Die Ausgangslage war klar: Hans Stöckli (SP) und Regula Rytz (Grüne) treten im Kanton Bern gemeinsam für den Ständerat an, wer schlechter abschneidet, zieht sich dann zugunsten des Bündnispartners zurück. Und zumindest hinter vorgehaltener Hand waren sich vor dem Wahlsonntag alle einig: Das wird Rytz sein.

Lino Schaeren, Ressortleiter Region

Doch das sensationelle Resultat der Grünen-Präsidentin wirft nun alles über den Haufen und stellt diese Vereinbarung infrage. Dass in einem traditionell bürgerlich geprägten Kanton nebst dem Erstplatzierten Stöckli auch Rytz Werner Salzmann (SVP) und Beatrice Simon (BDP) hinter sich lassen konnte, ist für das rot-grüne Lager zwar höchst erfreulich. Es wird dadurch aber auch mit einer schwierigen Entscheidung konfrontiert: Den Grünen bietet sich dank dem überraschenden Erfolg von Rytz die einmalige Chance, den zweiten Berner Ständeratssitz anzugreifen. Sie werden zweifellos Ambitionen anmelden, auch im zweiten Wahlgang anzutreten. Die Frage dabei ist: Wie hoch ist das linke Bündnis bereit zu pokern?

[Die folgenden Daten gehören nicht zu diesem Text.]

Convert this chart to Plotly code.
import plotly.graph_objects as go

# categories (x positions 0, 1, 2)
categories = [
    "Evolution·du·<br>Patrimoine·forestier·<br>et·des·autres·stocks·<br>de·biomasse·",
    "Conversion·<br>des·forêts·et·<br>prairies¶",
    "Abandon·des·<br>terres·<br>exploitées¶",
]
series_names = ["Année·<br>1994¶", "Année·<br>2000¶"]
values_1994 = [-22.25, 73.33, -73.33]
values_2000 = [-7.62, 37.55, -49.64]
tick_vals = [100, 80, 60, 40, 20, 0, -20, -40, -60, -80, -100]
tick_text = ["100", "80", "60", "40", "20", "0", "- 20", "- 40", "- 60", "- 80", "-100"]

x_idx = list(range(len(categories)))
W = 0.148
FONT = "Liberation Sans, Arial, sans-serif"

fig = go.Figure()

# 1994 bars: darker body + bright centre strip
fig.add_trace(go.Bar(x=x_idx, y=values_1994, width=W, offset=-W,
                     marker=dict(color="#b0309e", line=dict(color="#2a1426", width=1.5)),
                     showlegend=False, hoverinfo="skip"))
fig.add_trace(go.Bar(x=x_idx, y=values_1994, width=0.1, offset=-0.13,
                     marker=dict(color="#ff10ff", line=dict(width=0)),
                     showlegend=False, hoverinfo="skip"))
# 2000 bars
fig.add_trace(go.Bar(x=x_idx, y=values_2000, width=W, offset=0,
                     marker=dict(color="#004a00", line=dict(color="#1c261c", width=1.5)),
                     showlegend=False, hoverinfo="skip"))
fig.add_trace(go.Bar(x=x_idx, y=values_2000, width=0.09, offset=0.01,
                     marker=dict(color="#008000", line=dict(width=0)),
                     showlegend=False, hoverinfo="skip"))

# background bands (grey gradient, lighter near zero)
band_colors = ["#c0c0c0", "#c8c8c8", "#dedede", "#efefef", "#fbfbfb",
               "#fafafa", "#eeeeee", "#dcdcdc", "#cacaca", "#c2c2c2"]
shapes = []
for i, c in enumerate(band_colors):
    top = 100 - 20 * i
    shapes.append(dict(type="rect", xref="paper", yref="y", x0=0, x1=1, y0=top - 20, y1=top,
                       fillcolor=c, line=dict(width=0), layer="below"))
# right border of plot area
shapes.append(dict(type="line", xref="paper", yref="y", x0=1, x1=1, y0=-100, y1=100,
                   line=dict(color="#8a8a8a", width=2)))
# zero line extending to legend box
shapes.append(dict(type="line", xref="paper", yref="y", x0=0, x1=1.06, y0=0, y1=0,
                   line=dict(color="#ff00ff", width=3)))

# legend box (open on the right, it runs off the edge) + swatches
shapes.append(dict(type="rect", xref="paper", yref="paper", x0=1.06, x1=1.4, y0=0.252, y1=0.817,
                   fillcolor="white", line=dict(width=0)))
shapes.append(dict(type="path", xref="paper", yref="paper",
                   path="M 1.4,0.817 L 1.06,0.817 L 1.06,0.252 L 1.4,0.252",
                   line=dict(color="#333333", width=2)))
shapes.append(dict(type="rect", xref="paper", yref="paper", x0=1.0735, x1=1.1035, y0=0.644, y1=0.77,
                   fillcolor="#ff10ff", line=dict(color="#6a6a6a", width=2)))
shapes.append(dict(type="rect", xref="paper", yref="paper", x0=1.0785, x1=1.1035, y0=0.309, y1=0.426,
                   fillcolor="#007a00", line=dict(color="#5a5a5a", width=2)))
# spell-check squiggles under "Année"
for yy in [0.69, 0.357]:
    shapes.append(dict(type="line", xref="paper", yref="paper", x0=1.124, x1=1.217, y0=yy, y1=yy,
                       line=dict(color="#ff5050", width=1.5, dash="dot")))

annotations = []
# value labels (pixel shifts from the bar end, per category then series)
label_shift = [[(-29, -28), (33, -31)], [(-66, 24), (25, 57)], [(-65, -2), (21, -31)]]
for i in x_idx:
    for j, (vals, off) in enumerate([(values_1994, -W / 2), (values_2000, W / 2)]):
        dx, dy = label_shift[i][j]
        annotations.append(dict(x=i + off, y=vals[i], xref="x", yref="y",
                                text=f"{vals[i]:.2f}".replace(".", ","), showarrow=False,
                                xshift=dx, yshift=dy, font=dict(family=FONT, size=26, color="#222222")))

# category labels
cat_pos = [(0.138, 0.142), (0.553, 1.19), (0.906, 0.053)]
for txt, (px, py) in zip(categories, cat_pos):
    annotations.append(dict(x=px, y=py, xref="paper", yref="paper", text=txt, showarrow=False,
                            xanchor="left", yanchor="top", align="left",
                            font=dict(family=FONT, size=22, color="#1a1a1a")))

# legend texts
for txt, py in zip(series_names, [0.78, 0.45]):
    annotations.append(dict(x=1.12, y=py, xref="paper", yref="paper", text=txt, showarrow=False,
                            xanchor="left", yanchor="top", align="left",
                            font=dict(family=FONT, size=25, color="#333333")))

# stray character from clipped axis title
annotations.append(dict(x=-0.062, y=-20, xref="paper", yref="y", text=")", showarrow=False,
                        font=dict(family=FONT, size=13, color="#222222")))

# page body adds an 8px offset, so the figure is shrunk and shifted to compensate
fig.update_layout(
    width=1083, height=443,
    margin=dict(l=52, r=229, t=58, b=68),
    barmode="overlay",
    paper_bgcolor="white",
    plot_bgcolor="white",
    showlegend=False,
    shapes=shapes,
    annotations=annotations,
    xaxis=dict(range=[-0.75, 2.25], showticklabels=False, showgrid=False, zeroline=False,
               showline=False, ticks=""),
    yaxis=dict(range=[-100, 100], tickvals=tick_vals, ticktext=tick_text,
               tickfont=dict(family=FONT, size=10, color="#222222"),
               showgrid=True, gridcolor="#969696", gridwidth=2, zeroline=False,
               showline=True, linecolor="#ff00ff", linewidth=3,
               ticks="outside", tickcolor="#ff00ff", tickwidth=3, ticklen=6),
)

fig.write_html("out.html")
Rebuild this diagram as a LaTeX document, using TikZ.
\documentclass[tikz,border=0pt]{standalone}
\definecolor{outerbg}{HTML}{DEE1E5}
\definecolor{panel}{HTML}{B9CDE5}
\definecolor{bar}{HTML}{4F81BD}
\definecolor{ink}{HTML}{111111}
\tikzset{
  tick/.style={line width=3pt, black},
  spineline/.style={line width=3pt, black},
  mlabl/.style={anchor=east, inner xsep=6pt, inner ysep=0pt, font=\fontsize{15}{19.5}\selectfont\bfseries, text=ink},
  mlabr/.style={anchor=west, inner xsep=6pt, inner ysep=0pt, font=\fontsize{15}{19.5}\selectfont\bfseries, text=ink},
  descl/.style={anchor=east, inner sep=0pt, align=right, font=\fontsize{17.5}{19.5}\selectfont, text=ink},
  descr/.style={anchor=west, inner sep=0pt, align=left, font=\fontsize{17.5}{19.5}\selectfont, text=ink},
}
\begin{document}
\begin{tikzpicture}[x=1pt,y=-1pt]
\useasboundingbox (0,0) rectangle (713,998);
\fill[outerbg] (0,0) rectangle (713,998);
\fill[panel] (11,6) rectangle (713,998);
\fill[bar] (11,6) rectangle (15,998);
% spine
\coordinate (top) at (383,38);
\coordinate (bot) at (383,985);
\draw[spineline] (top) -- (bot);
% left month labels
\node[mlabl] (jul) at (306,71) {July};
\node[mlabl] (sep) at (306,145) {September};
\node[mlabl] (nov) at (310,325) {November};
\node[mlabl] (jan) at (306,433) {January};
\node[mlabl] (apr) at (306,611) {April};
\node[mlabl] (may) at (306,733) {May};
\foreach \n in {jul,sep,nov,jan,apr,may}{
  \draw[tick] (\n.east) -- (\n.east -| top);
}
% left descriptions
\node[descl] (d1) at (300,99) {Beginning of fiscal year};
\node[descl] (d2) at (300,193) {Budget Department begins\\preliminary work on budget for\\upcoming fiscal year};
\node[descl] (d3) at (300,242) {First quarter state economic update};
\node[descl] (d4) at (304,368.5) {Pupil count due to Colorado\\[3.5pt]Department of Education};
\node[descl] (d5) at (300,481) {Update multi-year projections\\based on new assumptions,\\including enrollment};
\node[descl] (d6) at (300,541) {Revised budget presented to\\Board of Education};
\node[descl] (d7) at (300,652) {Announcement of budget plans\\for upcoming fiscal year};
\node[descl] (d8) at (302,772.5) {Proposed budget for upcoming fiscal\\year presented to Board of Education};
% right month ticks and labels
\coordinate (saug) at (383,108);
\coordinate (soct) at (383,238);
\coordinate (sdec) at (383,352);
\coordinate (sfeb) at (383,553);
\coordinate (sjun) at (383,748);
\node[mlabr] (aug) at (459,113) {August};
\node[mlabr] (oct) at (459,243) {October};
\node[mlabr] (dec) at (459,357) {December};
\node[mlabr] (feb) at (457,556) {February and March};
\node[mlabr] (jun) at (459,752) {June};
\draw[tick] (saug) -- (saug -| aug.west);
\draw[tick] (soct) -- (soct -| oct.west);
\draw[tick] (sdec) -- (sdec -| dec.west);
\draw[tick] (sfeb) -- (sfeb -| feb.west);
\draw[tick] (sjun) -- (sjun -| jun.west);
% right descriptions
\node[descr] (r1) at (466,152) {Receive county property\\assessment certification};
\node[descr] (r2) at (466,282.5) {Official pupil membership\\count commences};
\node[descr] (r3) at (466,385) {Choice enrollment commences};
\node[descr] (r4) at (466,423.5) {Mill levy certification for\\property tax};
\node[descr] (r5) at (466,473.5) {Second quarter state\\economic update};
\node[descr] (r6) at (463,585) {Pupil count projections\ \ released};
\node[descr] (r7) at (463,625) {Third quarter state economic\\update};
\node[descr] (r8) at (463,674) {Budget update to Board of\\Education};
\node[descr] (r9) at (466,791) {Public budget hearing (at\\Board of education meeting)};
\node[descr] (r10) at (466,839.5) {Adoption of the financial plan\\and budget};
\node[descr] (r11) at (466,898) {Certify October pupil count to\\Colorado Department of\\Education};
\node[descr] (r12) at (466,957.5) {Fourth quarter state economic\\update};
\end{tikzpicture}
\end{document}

Denn dass Stöckli keinesfalls Platz machen wird für eine allfällige Kandidatur der Grünen-Präsidentin, das hat er gestern klargemacht. Der Bieler weiss natürlich: Tritt Rytz entgegen dem ursprünglichen Plan doch noch einmal an, können die Linken alles gewinnen – aber eben auch alles verlieren. Der sichergeglaubte Sitz von Stöckli wäre plötzlich in ernstzunehmender Gefahr. Ein linkes Zweierticket im zweiten Wahlgang wäre ein Hochrisikospiel. Stöckli verwies deshalb gestern darauf, dass er davon ausgehe, dass die getroffene Vereinbarung zwischen SP und Grünen eingehalten werde. Hinter verschlossenen Türen dürfte heute deshalb heftig diskutiert werden.

Auf der anderen Seite ist die Ausgangslage auch für die Bürgerlichen kompliziert. Auch bei ihnen wird bereits über ein mögliches Zweierticket diskutiert. Doch mit wem? Salzmann hat gestern zwar ein respektables Resultat erzielt, das Wählerpotenzial des SVP-Hardliners dürfte damit aber nahezu erschöpft sein. Christa Markwalder (FDP) blieb weit hinter dem Spitzenquartett zurück. Und Simon hat mit ihrem überraschend schwachen Abschneiden an Legitimität eingebüsst, die Bürgerlichen in einen zweiten Umgang zu führen. Trotzdem ist es gut möglich, dass die Seedorferin noch einmal antritt – und das nicht nur, weil es für die BDP darum geht, ihren einzigen im Ständerat übrig gebliebenen Sitz zu verteidigen.

Simon hat zwar die Erwartungen nicht erfüllt, sie wurde wohl aber auch Opfer der vielen Kandidaturen in der Mitte und rechts davon. Ziehen sich die abgeschlagenen Kathrin Bertschy (GLP) und Christa Markwalder (FDP) zurück, hat Beatrice Simon das Potenzial, in einem zweiten Umgang besser abzuschneiden. Es wäre deshalb verfrüht, die gefallene Favoritin auf bürgerlicher Seite bereits abzuschreiben.